By Roger Myerson (University of Chicago, 2007 Nobel Prize Winner)
In the Ukrainian crisis today, the important question is whether Ukraine will have an opportunity to develop as a sovereign democratic nation. Questions about extensions of international alliances may be a dangerous distraction from this vital point.
Since the end of the Soviet era, the development of democracy in Ukraine has been frustrated by a unique and perverse form of constitutional centralization. Ukraine’s constitution gives the president the power to appoint and dismiss all local governors. Such presidential power over local officials is extremely unusual among parliamentary democracies. This centralized control of local government has exacerbated regional tensions and hindered the development of trusted democratic leadership in Ukraine.
Democracy is about voters having a choice among alternative candidates who are trusted to exercise power responsibly. When such trusted leadership is lacking, democracy is inevitably disappointing and fragile. Although a presidential election can give prestige to its winner, it does nothing to develop the broader supply of trusted alternative candidates on which the success of democracy will ultimately depend.
This essential supply of trusted leadership can develop best in responsible institutions of local government where successful local leaders can prove their qualifications to become strong competitive candidates for higher office. In many countries, trusted candidates for national leadership are regularly found among governors and mayors who have proven their abilities by delivering better public services in the government of a province or a large city.
But an incumbent president is the national politician who would have the most to lose from the development of more trusted competitive candidates for high office. So when the president picks the governors, we should expect them to be regularly chosen from among the president’s loyal supporters who are unlikely to develop any independent reputations of trust with the voters. Thus, presidential control of local government in Ukraine has tended to block the development of leaders trusted by the people. Furthermore, supporters of the incumbent president have had a vested interest in maintaining the existing centralization of power.
In 2004, following the example of Ukraine, supporters of the President of Russia enacted a law granting him similar power to appoint Russian governors, who had been popularly elected in the previous decade. The result of this centralization has been to weaken democratic competition in Russia.
Now, however, the challenge of separatism has focused constitutional debate in Ukraine on the need to introduce some federal decentralization. People understand that excessive centralization weakened Ukraine’s ability to resist separatist challenges in regions which did not support the incumbent national leadership. Decentralizing some share of power to locally elected officials can guarantee that every region has popularly trusted local leaders who have a real stake in the nation’s political system.
Thus, if Ukraine can maintain its sovereign independence within recognized borders, the prospects are good for reforms that could lay the foundations for a stronger democratic system. Locally elected councils already exist in every region of Ukraine, and a straightforward constitutional reform could give these councils the power to select their own governors and to set priorities in their local public budgets. There is no need to give any region special treatment or exemptions from the laws of Ukraine, but all regional councils should have some clear authority to serve their local constituents under national law.

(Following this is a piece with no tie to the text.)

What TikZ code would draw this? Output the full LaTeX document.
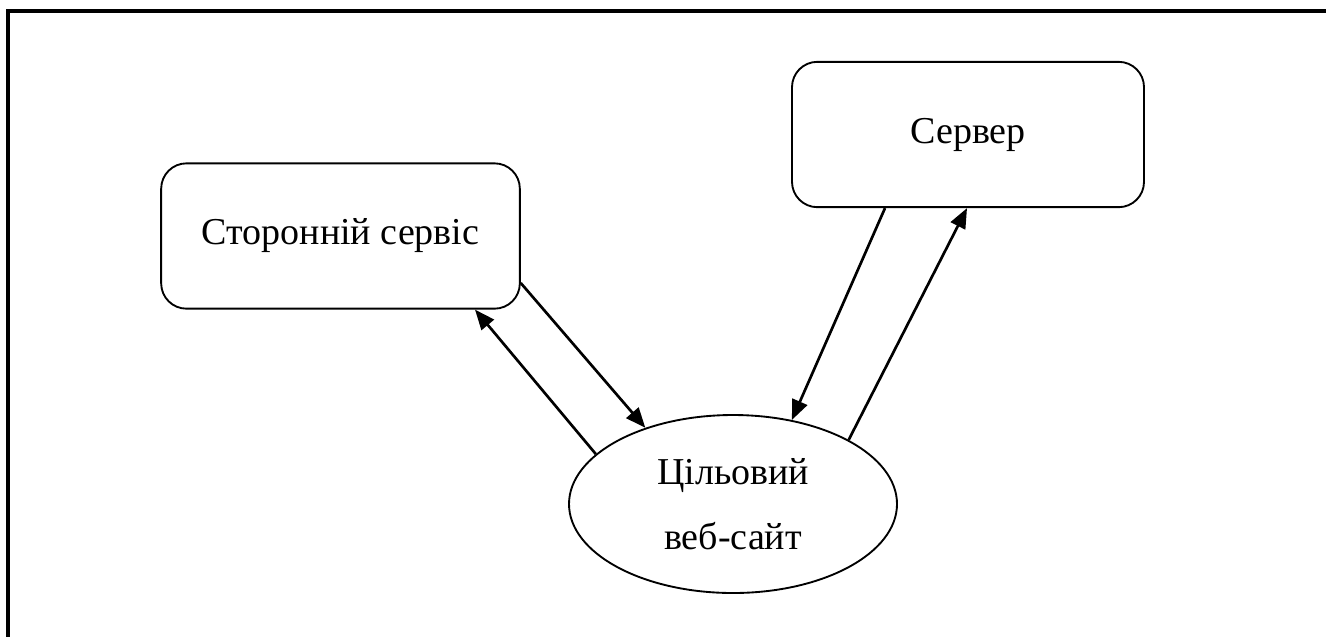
\documentclass[tikz,border=0pt]{standalone}
\usepackage{fontspec}
\setmainfont{Liberation Serif}
\usetikzlibrary{arrows.meta,shapes.geometric}
\begin{document}
\begin{tikzpicture}[x=0.75pt,y=-0.75pt,
  box/.style={draw,line width=1.4pt,rounded corners=19pt,minimum width=269pt,minimum height=109pt,inner sep=0pt,font=\fontsize{28.5}{34}\selectfont},
  oval/.style={draw,ellipse,line width=1.4pt,minimum width=246pt,minimum height=133.5pt,inner sep=0pt,align=center,font=\fontsize{28.5}{48.75}\selectfont},
  link/.style={line width=2pt,-{Triangle[length=15pt,width=12pt]}},
  frame/.style={line width=2.3pt}]
\useasboundingbox (0,0) rectangle (1326,637);
% outer frame: top and left edges
\coordinate (fa) at (1326,11);
\coordinate (fb) at (8,11);
\coordinate (fc) at (8,637);
\draw[frame] (fa) -- (fb) -- (fc);
% nodes
\node[box] (ext) at (340.5,236) {Сторонній сервіс};
\node[box,minimum width=264pt] (srv) at (968,134.5) {Сервер};
\node[oval] (site) at (733,504) {Цільовий\\веб-сайт};
% connectors
\draw[link] (site.160) -- ([shift={(134.5,0)}]ext.south);
\draw[link] ([shift={(0,47)}]ext.east) -- (site.139);
\draw[link] ([shift={(-83,0)}]srv.south) -- (site.55);
\draw[link] (site.29) -- ([shift={(-1,0)}]srv.south);
\end{tikzpicture}
\end{document}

As a first step, the President of Ukraine has proposed constitutional reforms that would transfer executive power to officials elected by the local councils. But the proposed reforms would also include provisions for presidential appointees to veto local decisions at any time. People in the regions fear that such presidential power could be abused to control the local decisions without bearing any responsibility. These vital questions of decentralization reform should be the focus of international discussions on Ukraine.
Ukraine and Russia will always be closely linked by ties of language, culture, and trade. So the success of decentralized democracy in Ukraine could eventually encourage democratic reforms in Russia as well, to the benefit of people in both countries. After all, the existence of democracy in neighboring countries that are linked by a common language has helped to strengthen democracy among English-speaking and German-speaking peoples. It could do so also among nations where Russian is spoken.
In the spring of 2014, I worked with Tymofiy Mylovanov to raise questions of constitutional reform in Ukraine, in an initiative supported by many social scientists in Europe, America, Russia, and Ukraine; see the Ukraine Decentralization Initiative.